** Source data **
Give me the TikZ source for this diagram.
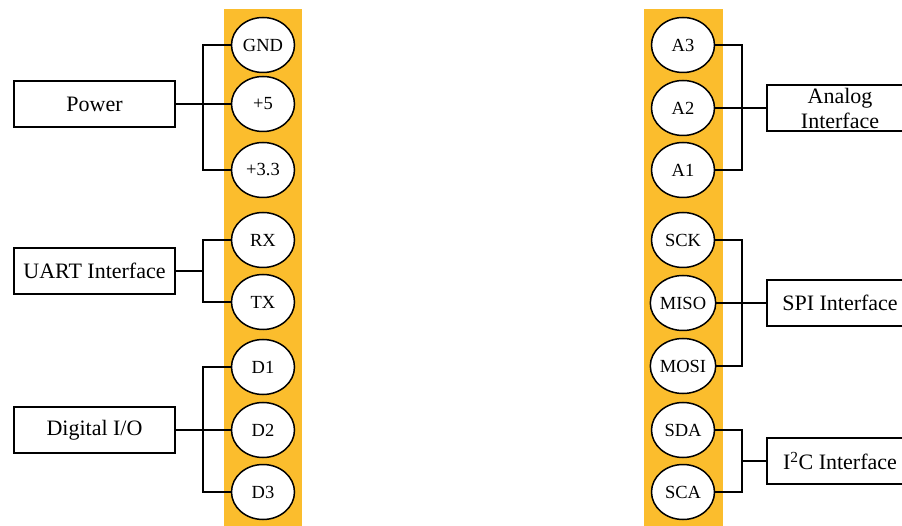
\documentclass[tikz,border=0pt]{standalone}
\usepackage{fontspec}
\setmainfont{Liberation Serif}
\usetikzlibrary{shapes.geometric}
\definecolor{stripcol}{RGB}{251,189,45}
\tikzset{
  pinell/.style={ellipse, draw=black, line width=1.5pt, fill=white, minimum width=63pt, minimum height=55pt, inner sep=0pt, font=\fontsize{18.5}{20}\selectfont},
  labbox/.style={rectangle, draw=black, line width=1.7pt, fill=white, minimum height=46pt, inner sep=0pt, font=\fontsize{22}{26}\selectfont, align=center},
  wire/.style={draw=black, line width=1.7pt}
}
\begin{document}
\begin{tikzpicture}[x=1pt,y=-1pt]
\useasboundingbox (0,0) rectangle (902,526);
\clip (0,0) rectangle (902,526);
\fill[stripcol] (224,9) rectangle (302,526);
\fill[stripcol] (644,9) rectangle (723,526);
% left pins
\node[pinell] (gnd) at (263,45) {GND};
\node[pinell] (p5) at (263,104) {+5};
\node[pinell] (p33) at (263,170) {+3.3};
\node[pinell] (rx) at (263,240) {RX};
\node[pinell] (tx) at (263,302) {TX};
\node[pinell] (d1) at (263,367) {D1};
\node[pinell] (d2) at (263,430) {D2};
\node[pinell] (d3) at (263,492) {D3};
% right pins
\node[pinell] (a3) at (683,45) {A3};
\node[pinell] (a2) at (683,108) {A2};
\node[pinell] (a1) at (683,170) {A1};
\node[pinell] (sck) at (683,240) {SCK};
\node[pinell] (miso) at (683,303) {MISO};
\node[pinell] (mosi) at (683,366) {MOSI};
\node[pinell] (sda) at (683,430) {SDA};
\node[pinell] (sca) at (683,492) {SCA};
% left boxes
\node[labbox, minimum width=161pt] (power) at (94.5,104) {Power};
\node[labbox, minimum width=161pt] (uart) at (94.5,271) {UART Interface};
\node[labbox, minimum width=161pt] (dio) at (94.5,430) {Digital I/O};
% right boxes
\node[labbox, minimum width=146pt] (analog) at (840,108) {Analog\\[-1pt]Interface};
\node[labbox, minimum width=146pt] (spi) at (840,303) {SPI Interface};
\node[labbox, minimum width=146pt] (i2c) at (840,461) {I\textsuperscript{2}C Interface};
% bracket coordinates
\coordinate (bl) at (203,0);
\coordinate (br) at (742,0);
% left connectors
\draw[wire] (gnd.west) -- (gnd.west -| bl) -- (p33.west -| bl) -- (p33.west);
\draw[wire] (power.east) -- (p5.west);
\draw[wire] (rx.west) -- (rx.west -| bl) -- (tx.west -| bl) -- (tx.west);
\draw[wire] (uart.east) -- (uart.east -| bl);
\draw[wire] (d1.west) -- (d1.west -| bl) -- (d3.west -| bl) -- (d3.west);
\draw[wire] (dio.east) -- (d2.west);
% right connectors
\draw[wire] (a3.east) -- (a3.east -| br) -- (a1.east -| br) -- (a1.east);
\draw[wire] (a2.east) -- (analog.west);
\draw[wire] (sck.east) -- (sck.east -| br) -- (mosi.east -| br) -- (mosi.east);
\draw[wire] (miso.east) -- (spi.west);
\draw[wire] (sda.east) -- (sda.east -| br) -- (sca.east -| br) -- (sca.east);
\draw[wire] (i2c.west) -- (i2c.west -| br);
\end{tikzpicture}
\end{document}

** Task **
Return all of the data exactly as written, and drop the pictures.

** Response to this task **
Give me the TikZ source for this diagram.
\documentclass[tikz,border=0pt]{standalone}
\usepackage{fontspec}
\setmainfont{Liberation Serif}
\usetikzlibrary{shapes.geometric}
\definecolor{stripcol}{RGB}{251,189,45}
\tikzset{
  pinell/.style={ellipse, draw=black, line width=1.5pt, fill=white, minimum width=63pt, minimum height=55pt, inner sep=0pt, font=\fontsize{18.5}{20}\selectfont},
  labbox/.style={rectangle, draw=black, line width=1.7pt, fill=white, minimum height=46pt, inner sep=0pt, font=\fontsize{22}{26}\selectfont, align=center},
  wire/.style={draw=black, line width=1.7pt}
}
\begin{document}
\begin{tikzpicture}[x=1pt,y=-1pt]
\useasboundingbox (0,0) rectangle (902,526);
\clip (0,0) rectangle (902,526);
\fill[stripcol] (224,9) rectangle (302,526);
\fill[stripcol] (644,9) rectangle (723,526);
% left pins
\node[pinell] (gnd) at (263,45) {GND};
\node[pinell] (p5) at (263,104) {+5};
\node[pinell] (p33) at (263,170) {+3.3};
\node[pinell] (rx) at (263,240) {RX};
\node[pinell] (tx) at (263,302) {TX};
\node[pinell] (d1) at (263,367) {D1};
\node[pinell] (d2) at (263,430) {D2};
\node[pinell] (d3) at (263,492) {D3};
% right pins
\node[pinell] (a3) at (683,45) {A3};
\node[pinell] (a2) at (683,108) {A2};
\node[pinell] (a1) at (683,170) {A1};
\node[pinell] (sck) at (683,240) {SCK};
\node[pinell] (miso) at (683,303) {MISO};
\node[pinell] (mosi) at (683,366) {MOSI};
\node[pinell] (sda) at (683,430) {SDA};
\node[pinell] (sca) at (683,492) {SCA};
% left boxes
\node[labbox, minimum width=161pt] (power) at (94.5,104) {Power};
\node[labbox, minimum width=161pt] (uart) at (94.5,271) {UART Interface};
\node[labbox, minimum width=161pt] (dio) at (94.5,430) {Digital I/O};
% right boxes
\node[labbox, minimum width=146pt] (analog) at (840,108) {Analog\\[-1pt]Interface};
\node[labbox, minimum width=146pt] (spi) at (840,303) {SPI Interface};
\node[labbox, minimum width=146pt] (i2c) at (840,461) {I\textsuperscript{2}C Interface};
% bracket coordinates
\coordinate (bl) at (203,0);
\coordinate (br) at (742,0);
% left connectors
\draw[wire] (gnd.west) -- (gnd.west -| bl) -- (p33.west -| bl) -- (p33.west);
\draw[wire] (power.east) -- (p5.west);
\draw[wire] (rx.west) -- (rx.west -| bl) -- (tx.west -| bl) -- (tx.west);
\draw[wire] (uart.east) -- (uart.east -| bl);
\draw[wire] (d1.west) -- (d1.west -| bl) -- (d3.west -| bl) -- (d3.west);
\draw[wire] (dio.east) -- (d2.west);
% right connectors
\draw[wire] (a3.east) -- (a3.east -| br) -- (a1.east -| br) -- (a1.east);
\draw[wire] (a2.east) -- (analog.west);
\draw[wire] (sck.east) -- (sck.east -| br) -- (mosi.east -| br) -- (mosi.east);
\draw[wire] (miso.east) -- (spi.west);
\draw[wire] (sda.east) -- (sda.east -| br) -- (sca.east -| br) -- (sca.east);
\draw[wire] (i2c.west) -- (i2c.west -| br);
\end{tikzpicture}
\end{document}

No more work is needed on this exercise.